On Wed, 20 May 2026 at 19:24, Richard Henderson
<[email protected]> wrote:
>
> Signed-off-by: Richard Henderson <[email protected]>
> +static uint8_t fcvt_fp8_e5m2_output(FloatParts64 *p, int scale,
> + bool saturate, float_status *s)
> +{
> + /*
> + * Because e5m2 has an infinity encoding, we need to handle
> + * saturation conversion of Inf -> Max manually.
> + */
> + if (unlikely(p->cls == float_class_inf)) {
> + if (saturate) {
> + p->cls = float_class_normal;
> + p->exp = float8_e5m2_params.exp_max;
> + p->frac = -1ull << float8_e5m2_params.frac_shift;
This value is larger than the maximum representable normal,
so although round_pack_canonical will correctly saturate it
down to the maximum normal, it will also set Inexact and
Overflow in the process.
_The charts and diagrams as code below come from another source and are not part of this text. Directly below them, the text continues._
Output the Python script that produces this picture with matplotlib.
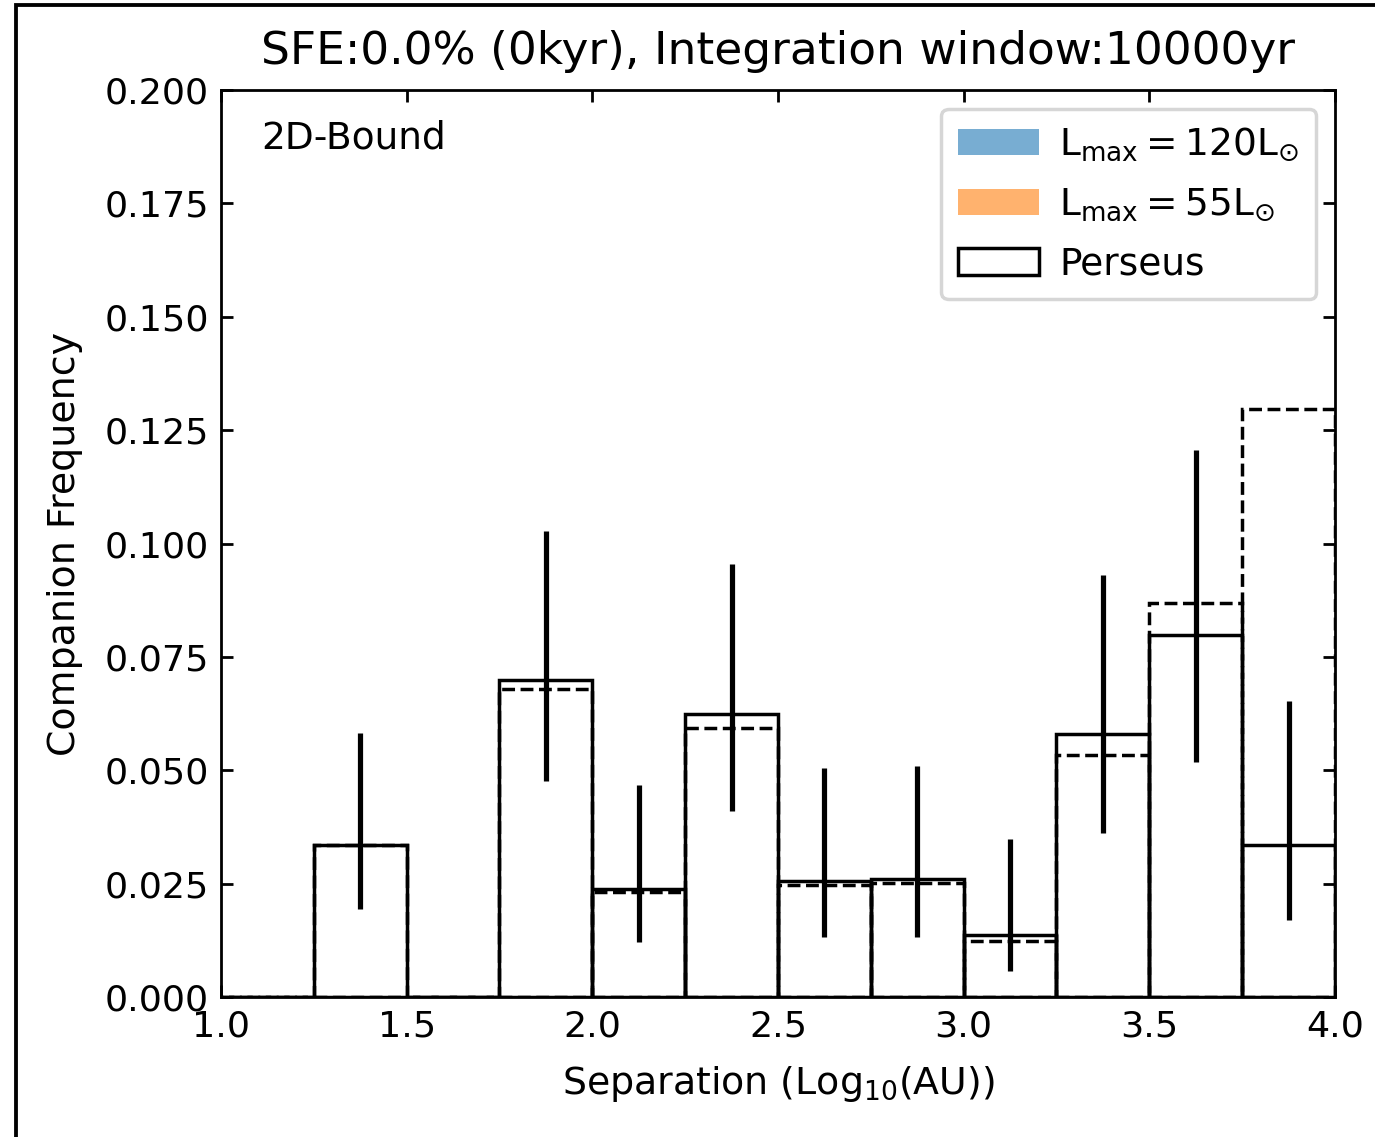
import numpy as np
import matplotlib
matplotlib.use("Agg")
import matplotlib.pyplot as plt
from matplotlib.patches import Rectangle

# Separation bins in log10(AU)
bin_edges = [1.0, 1.25, 1.5, 1.75, 2.0, 2.25, 2.5, 2.75, 3.0, 3.25, 3.5, 3.75, 4.0]

# Simulated companion frequencies (empty at SFE 0%)
freq_120 = [0, 0, 0, 0, 0, 0, 0, 0, 0, 0, 0, 0]
freq_55 = [0, 0, 0, 0, 0, 0, 0, 0, 0, 0, 0, 0]

# Perseus observed companion frequencies
perseus = [0.0, 0.0335, 0.0, 0.0699, 0.0238, 0.0624, 0.0256, 0.0260, 0.0137, 0.0580, 0.0798, 0.0335]
# Perseus, alternative sample (dashed)
perseus_dashed = [0.0, 0.0335, 0.0, 0.0679, 0.0232, 0.0593, 0.0247, 0.0251, 0.0123, 0.0534, 0.0869, 0.1297]
# Perseus error bar ranges
perseus_lo = [0.0, 0.0194, 0.0, 0.0476, 0.0121, 0.0410, 0.0132, 0.0132, 0.0057, 0.0362, 0.0518, 0.0170]
perseus_hi = [0.0, 0.0582, 0.0, 0.1028, 0.0467, 0.0955, 0.0505, 0.0509, 0.0348, 0.0931, 0.1206, 0.0653]

title = "SFE:0.0% (0kyr), Integration window:10000yr"
label_120 = r"$\mathrm{L_{max} = 120L_{\odot}}$"
label_55 = r"$\mathrm{L_{max} = 55L_{\odot}}$"

edges = np.array(bin_edges)
left = edges[:-1]
width = np.diff(edges)
centers = left + width / 2

fig = plt.figure(figsize=(5.5, 4.548), dpi=250)
ax = fig.add_axes([0.1607, 0.1231, 0.8102, 0.7977])

ax.bar(left, freq_120, width=width, align="edge", color="C0", alpha=0.6, label=label_120)
ax.bar(left, freq_55, width=width, align="edge", color="C1", alpha=0.6, label=label_55)
ax.bar(left, perseus, width=width, align="edge", fill=False, edgecolor="k",
       linewidth=1.0, label="Perseus")
ax.bar(left, perseus_dashed, width=width, align="edge", fill=False, edgecolor="k",
       linewidth=1.0, linestyle="--")

p = np.array(perseus)
lo = np.array(perseus_lo)
hi = np.array(perseus_hi)
m = p > 0
ax.errorbar(centers[m], p[m], yerr=[p[m] - lo[m], hi[m] - p[m]], fmt="none",
            ecolor="k", elinewidth=1.5)

ax.set_xlim(1.0, 4.0)
ax.set_ylim(0.0, 0.2)
ax.set_xticks([1.0, 1.5, 2.0, 2.5, 3.0, 3.5, 4.0])
ax.set_yticks([0.0, 0.025, 0.05, 0.075, 0.1, 0.125, 0.15, 0.175, 0.2])
ax.tick_params(direction="in", top=True, right=True, labelsize=10.5)
ax.set_xlabel(r"Separation (Log$_{10}$(AU))", fontsize=10.9, labelpad=6)
ax.set_ylabel("Companion Frequency", fontsize=10.9, labelpad=6)
ax.set_title(title, fontsize=13.1, pad=7.5)
ax.text(0.036, 0.968, "2D-Bound", transform=ax.transAxes, ha="left", va="top", fontsize=10.8)
ax.legend(loc="upper right", fontsize=10.8, labelspacing=0.6, handlelength=2.15,
          handletextpad=0.55, borderpad=0.45)

# Outer frame
top = 1 - 5 / 1137
fig.patches.append(Rectangle((16 / 1375, -0.05), 1.2, top + 0.05,
                             transform=fig.transFigure, fill=False,
                             edgecolor="k", linewidth=1.1, zorder=10))

fig.savefig("out.png", dpi=250)
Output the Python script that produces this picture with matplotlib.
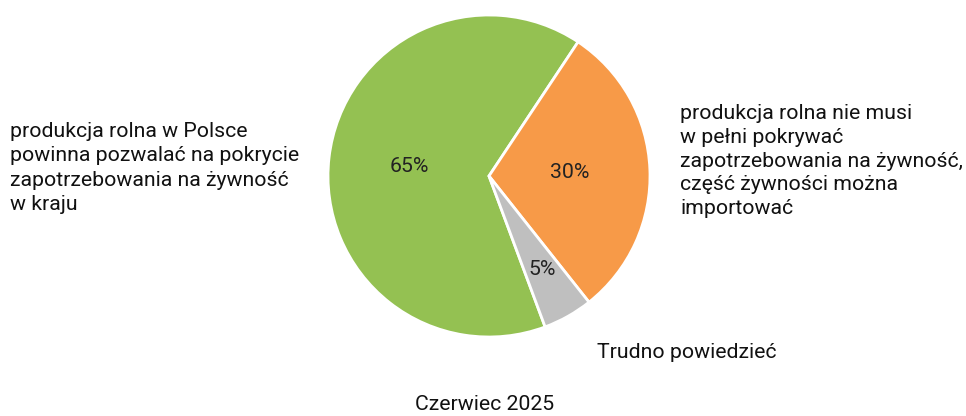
import numpy as np
import matplotlib.pyplot as plt

plt.rcParams['font.family'] = ['Roboto', 'DejaVu Sans']

# dane
labels = [
    'produkcja rolna w Polsce\npowinna pozwalać na pokrycie\nzapotrzebowania na żywność\nw kraju',
    'produkcja rolna nie musi\nw pełni pokrywać\nzapotrzebowania na żywność,\nczęść żywności można\nimportować',
    'Trudno powiedzieć',
]
values = [65, 30, 5]
colors = ['#94C152', '#F79A48', '#BFBFBF']
title = 'Czerwiec 2025'

W, H = 966, 416
fig = plt.figure(figsize=(W / 100, H / 100), dpi=100)

# os kolowa: srodek (489,176), promien 161 px
cx, cy, r = 489, 176, 161
ax = fig.add_axes([(cx - r) / W, (H - cy - r) / H, 2 * r / W, 2 * r / H])

wedges, texts, pcts = ax.pie(
    values, colors=colors, startangle=290.4, counterclock=False,
    autopct='%d%%', pctdistance=0.5,
    wedgeprops=dict(edgecolor='white', linewidth=2),
    textprops=dict(fontsize=15.3, color='#222222'),
)
ax.set_xlim(-1, 1)
ax.set_ylim(-1, 1)
ax.set_aspect('equal')

# maly wycinek - etykieta dalej od srodka
w = wedges[2]
mid = np.deg2rad((w.theta1 + w.theta2) / 2)
pcts[2].set_position((0.67 * np.cos(mid), 0.67 * np.sin(mid)))

fs = 15.3
fig.text(10 / W, 1 - 168 / H, labels[0], ha='left', va='center',
         fontsize=fs, linespacing=1.35, color='#111111')
fig.text(680 / W, 1 - 161 / H, labels[1], ha='left', va='center',
         fontsize=fs, linespacing=1.31, color='#111111')
fig.text(597 / W, 1 - 352 / H, labels[2], ha='left', va='center',
         fontsize=fs, color='#111111')
fig.text(485 / W, 1 - 405 / H, title, ha='center', va='center',
         fontsize=fs, color='#111111')

fig.savefig('out.png', dpi=100)
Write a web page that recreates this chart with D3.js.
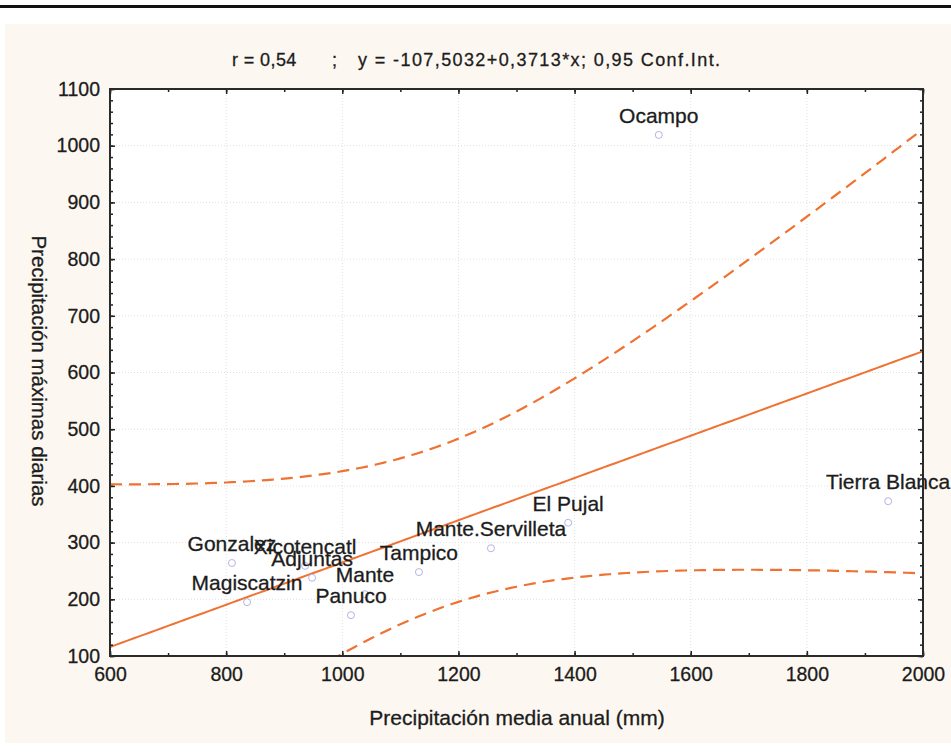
<!DOCTYPE html>
<html><head><meta charset="utf-8">
<script src="https://cdn.jsdelivr.net/npm/d3@7"></script>
<style>
body{margin:0;background:#fff;}
svg{display:block;font-family:"Liberation Sans",Arial,sans-serif;}
svg text{stroke:#1c1c1c;stroke-width:0.3px;}
</style></head>
<body>
<svg id="c" width="951" height="755"></svg>
<script>
// ---- data ----
const stations = ["Gonzalez","Xicotencatl","Adjuntas","Magiscatzin","Mante","Panuco","Tampico","Mante.Servilleta","El Pujal","Ocampo","Tierra Blanca"];
const precipMedia = [810, 936, 948, 836, 1039, 1015, 1132, 1256, 1389, 1545, 1940];
const precipMax   = [264, 259, 238, 195, 209, 172, 248, 290, 335, 1019, 373];
const xTicks = [600,800,1000,1200,1400,1600,1800,2000];
const yTicks = [100,200,300,400,500,600,700,800,900,1000,1100];
const titleParts = ["r = 0,54", ";", "y = -107,5032+0,3713*x; 0,95 Conf.Int."];
const xTitle = "Precipitación media anual (mm)";
const yTitle = "Precipitación máximas diarias";

const svg = d3.select("#c");
const W=951,H=755;
const L=110,R=923,T=89,B=656;
const x = d3.scaleLinear().domain([600,2000]).range([L,R]);
const y = d3.scaleLinear().domain([100,1100]).range([B,T]);
const ink = "#1c1c1c";

// background
svg.append("rect").attr("x",0).attr("y",5).attr("width",W).attr("height",3).attr("fill","#111");
svg.append("rect").attr("x",5).attr("y",24).attr("width",W-5).attr("height",719).attr("fill","#fcf8f1");
svg.append("rect").attr("x",L).attr("y",T).attr("width",R-L).attr("height",B-T).attr("fill","#fff");

// grid
const g = svg.append("g");
g.selectAll(".gx").data(xTicks.slice(1,-1)).enter().append("line")
 .attr("x1",d=>x(d)).attr("x2",d=>x(d)).attr("y1",T).attr("y2",B)
 .attr("stroke","#e0e0e0").attr("stroke-width",1).attr("stroke-dasharray","1,2");
g.selectAll(".gy").data(yTicks.slice(1,-1)).enter().append("line")
 .attr("y1",d=>y(d)).attr("y2",d=>y(d)).attr("x1",L).attr("x2",R)
 .attr("stroke","#e0e0e0").attr("stroke-width",1).attr("stroke-dasharray","1,2");

// regression from data
const n = precipMedia.length;
const mx = d3.mean(precipMedia), my = d3.mean(precipMax);
let sxx=0,sxy=0;
for(let i=0;i<n;i++){sxx+=(precipMedia[i]-mx)**2; sxy+=(precipMedia[i]-mx)*(precipMax[i]-my);}
const b = sxy/sxx, a = my-b*mx;
let sse=0; for(let i=0;i<n;i++){sse+=(precipMax[i]-(a+b*precipMedia[i]))**2;}
const s = Math.sqrt(sse/(n-2));
const tcrit = 2.262; // t(0.975, 9 df)
const xs = d3.range(600,2000.01,10);
const fit = xs.map(v=>[v,a+b*v]);
const hw = v=>tcrit*s*Math.sqrt(1/n+(v-mx)**2/sxx);
const upper = xs.map(v=>[v,a+b*v+hw(v)]);
const lower = xs.map(v=>[v,a+b*v-hw(v)]);

svg.append("clipPath").attr("id","clip").append("rect").attr("x",L).attr("y",T).attr("width",R-L).attr("height",B-T);
const line = d3.line().x(d=>x(d[0])).y(d=>y(d[1]));
const lg = svg.append("g").attr("clip-path","url(#clip)");
const orange="#f07232";
lg.append("path").attr("d",line(fit)).attr("fill","none").attr("stroke",orange).attr("stroke-width",2);
[upper,lower].forEach(dd=>lg.append("path").attr("d",line(dd)).attr("fill","none").attr("stroke",orange).attr("stroke-width",2.2).attr("stroke-dasharray","12,7"));

// points
const pts = stations.map((s,i)=>({name:s,x:precipMedia[i],y:precipMax[i]}));
svg.selectAll(".pt").data(pts).enter().append("circle")
 .attr("cx",d=>x(d.x)).attr("cy",d=>y(d.y)).attr("r",3.5)
 .attr("fill","none").attr("stroke","#b4b4e4").attr("stroke-width",1);
svg.selectAll(".lb").data(pts).enter().append("text")
 .attr("x",d=>x(d.x)).attr("y",d=>y(d.y)-12).attr("text-anchor","middle")
 .attr("font-size",21).attr("fill",ink).text(d=>d.name);

// frame + axes
const xMinor = d3.range(600,2001,100), yMinor = d3.range(100,1101,20);
function ax(gen, tr){ const gg=svg.append("g").attr("transform",tr).call(gen); gg.select(".domain").remove(); gg.selectAll("line").attr("stroke","#222").attr("stroke-width",1.5); return gg;}
ax(d3.axisBottom(x).tickValues(xMinor).tickSize(-3).tickFormat(""),`translate(0,${B})`);
ax(d3.axisTop(x).tickValues(xMinor).tickSize(-3).tickFormat(""),`translate(0,${T})`);
ax(d3.axisLeft(y).tickValues(yMinor).tickSize(-3).tickFormat(""),`translate(${L},0)`);
ax(d3.axisRight(y).tickValues(yMinor).tickSize(-3).tickFormat(""),`translate(${R},0)`);
const xa = ax(d3.axisBottom(x).tickValues(xTicks).tickSize(-5).tickPadding(11).tickFormat(d3.format("d")),`translate(0,${B})`);
ax(d3.axisTop(x).tickValues(xTicks).tickSize(-5).tickFormat(""),`translate(0,${T})`);
const ya = ax(d3.axisLeft(y).tickValues(yTicks).tickSize(-5).tickPadding(10).tickFormat(d3.format("d")),`translate(${L},0)`);
ax(d3.axisRight(y).tickValues(yTicks).tickSize(-5).tickFormat(""),`translate(${R},0)`);
[xa,ya].forEach(gg=>gg.selectAll("text").attr("font-size",19.5).attr("fill",ink).attr("font-family","Liberation Sans, Arial, sans-serif"));
svg.append("rect").attr("x",L).attr("y",T).attr("width",R-L).attr("height",B-T).attr("fill","none").attr("stroke","#2a2a2a").attr("stroke-width",2);

// titles
const tt = svg.append("text").attr("y",66).attr("font-size",18).attr("fill",ink);
tt.append("tspan").attr("x",232).attr("letter-spacing",0.4).text(titleParts[0]);
tt.append("tspan").attr("x",327).text(" " + titleParts[1] + " ");
tt.append("tspan").attr("x",358).attr("letter-spacing",1.4).text(titleParts[2]);
svg.append("text").attr("x",517).attr("y",725).attr("text-anchor","middle").attr("font-size",21).attr("fill",ink).text(xTitle);
svg.append("text").attr("transform",`translate(32,371) rotate(90)`).attr("text-anchor","middle").attr("font-size",20.5).attr("fill",ink).text(yTitle);
</script>
</body></html>
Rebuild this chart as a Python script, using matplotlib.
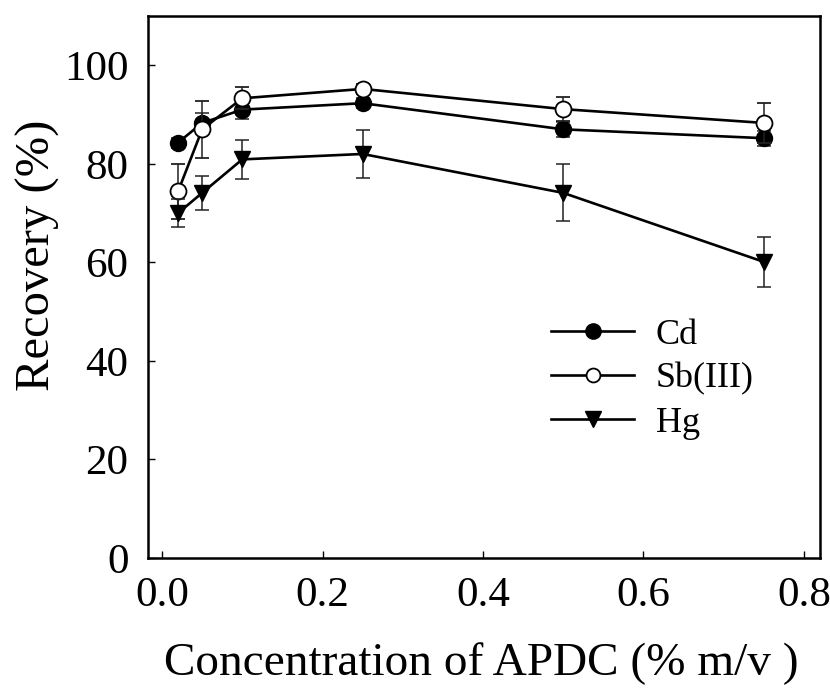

In the pseudocode FPConvertFP8(),
input Infinity is special-cased and returns either Infinity
or the maximum normal without setting any exception flags.
To get the exact maximum normal you want
p->exp = float8_e5m2_params.exp_max -
float8_e5m2_params.exp_bias - 1;
Or we could shortcut the packing process and just return
the right value:
/* maximum or minimum normal value for E5M2 */
return 0x7b | (p->sign << 7);
> + }
> + } else {
> + *p = parts64_scalbn(p, scale, s);
> + }
> + return float8_e5m2_round_pack_canonical(p, s, saturate);
> +}
-- PMM